Issue date: 4/24/07 Section: Arts & Society
Pictured here is a spaceship passing over the Devil's Tower National monument, a scene from the movie
Pictured here is a spaceship passing over the Devil's Tower National monument, a scene from the movie "Close Encounters of the Third Kind." The film looks at the three different types of associations that people can have with extraterrestrials

I presume that a majority of the students currently attending Loyola have taken the time to enjoy "E. T.", "Independence Day", "Men in Black" or other sci-fi features. However, I think it would be a safe bet to say that few have watched another classic from the genre, "Close Encounters of the Third Kind."

This engaging and visually stunning film sucks you into a journey in a realm far outside our knowledge. There is abnormal evidence left behind as well as actual sightings of UFOs that often leads to more questions unanswered. Why are planes reported missing in World War II suddenly found in the desert, without any signs of aging? Why does Roy Neary hear the same five musical notes in his mind after witnessing an alien space craft? These questions are steadily revealed in a movie that never leaves you less than breathless.

The story is structured by the three encounters one can have with an extra- terrestrial. The first kind is the actual witnessing of a UFO. Roy Neary (played by one of Hollywood's best, Richard Dreyfuss) is a worker for the local cable company who sets out in the middle of the night to fix a power outage. While lost in the back roads of rural Indiana, his car is suddenly engulfed by a powerful light that, upon flying away, reveals itself to be an alien spacecraft. This night takes a normal family man down the path of obsession with any reports of similar encounters, five repeated musical notes, and a vision of some sort of mountain structure. As his family life begins to unravel, so does the mystery behind his descent into madness.

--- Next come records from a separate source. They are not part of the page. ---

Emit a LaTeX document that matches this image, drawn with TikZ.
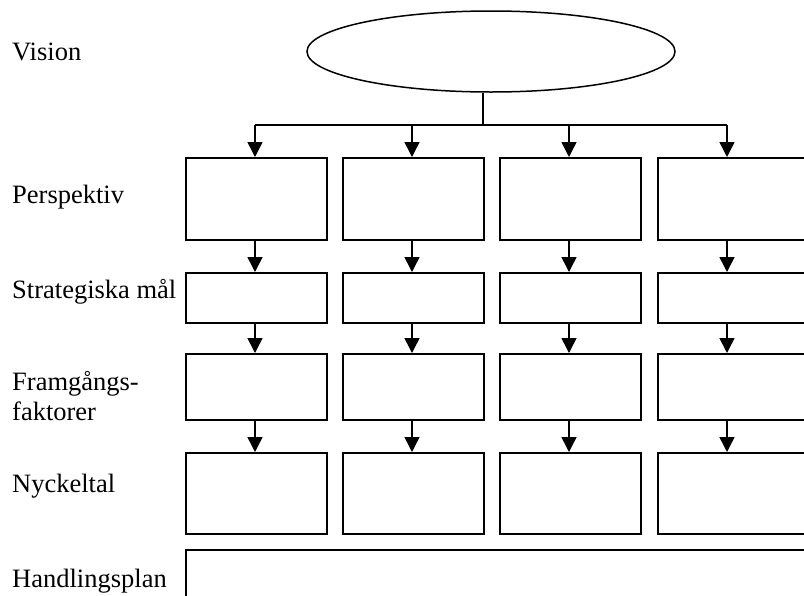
\documentclass[tikz,border=0pt]{standalone}
\usepackage{fontspec}
\setmainfont{Liberation Serif}
\usetikzlibrary{arrows.meta,shapes.geometric}
\begin{document}
\begin{tikzpicture}[x=1pt,y=-1pt,
  box/.style={draw,line width=1.8pt,inner sep=0pt,minimum width=141pt,anchor=north west},
  lbl/.style={anchor=base west,inner sep=0pt,font=\fontsize{26.5}{30}\selectfont},
  conn/.style={line width=1.5pt},
  arr/.style={conn,-{Triangle[width=15pt,length=15pt]}}]
\useasboundingbox (0,0) rectangle (804,595);
\clip (0,0) rectangle (804,595);
\fill[white] (0,0) rectangle (804,595);
% labels
\node[lbl] (lv) at (12,60) {Vision};
\node[lbl] (lp) at (12,203) {Perspektiv};
\node[lbl] (ls) at (12,298) {Strategiska mål};
\node[lbl] (lf1) at (12,390) {Framgångs-};
\node[lbl] (lf2) at (12,420) {faktorer};
\node[lbl] (ln) at (12,492) {Nyckeltal};
\node[lbl] (lh) at (12,587) {Handlingsplan};
% vision ellipse
\node[draw,ellipse,line width=1.5pt,minimum width=368pt,minimum height=81pt,inner sep=0pt] (v) at (491,51.5) {};
% column centers on bus
\coordinate (b) at (483,125);
\foreach \i/\x in {1/255,2/412,3/569,4/727} {\coordinate (c\i) at (\x,125);}
% boxes
\foreach \i/\x/\w in {1/185/141,2/342/141,3/499/141,4/657/180} {
  \node[box,minimum width=\w pt,minimum height=82pt] (p\i) at (\x,157) {};
  \node[box,minimum width=\w pt,minimum height=50pt] (s\i) at (\x,272) {};
  \node[box,minimum width=\w pt,minimum height=66pt] (f\i) at (\x,353) {};
  \node[box,minimum width=\w pt,minimum height=81pt] (n\i) at (\x,452) {};
}
\node[box,minimum width=660pt,minimum height=80pt] (h) at (185,549) {};
% connectors
\draw[conn] (v.south -| b) -- (b);
\draw[conn] (c1) -- (c4);
\foreach \i in {1,2,3,4} {
  \draw[arr] (c\i) -- (p\i.north -| c\i);
  \draw[arr] (p\i.south -| c\i) -- (s\i.north -| c\i);
  \draw[arr] (s\i.south -| c\i) -- (f\i.north -| c\i);
  \draw[arr] (f\i.south -| c\i) -- (n\i.north -| c\i);
}
\end{tikzpicture}
\end{document}
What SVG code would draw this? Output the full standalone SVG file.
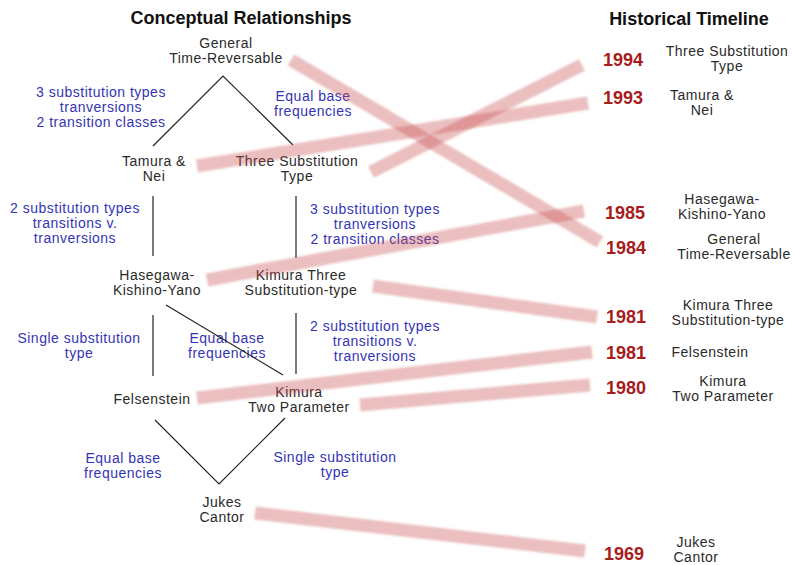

The second plotline involves the second kind of encounter which is the evidence of life forms unknown to man. This follows the government agents who find unexplainable occurrences such as the missing World War II planes as well as a long list of witnesses, among them Roy Neary. All of these elements lead to a thorough investigation that they dutifully try to cover up as they mock the claims of sightings in the public eye.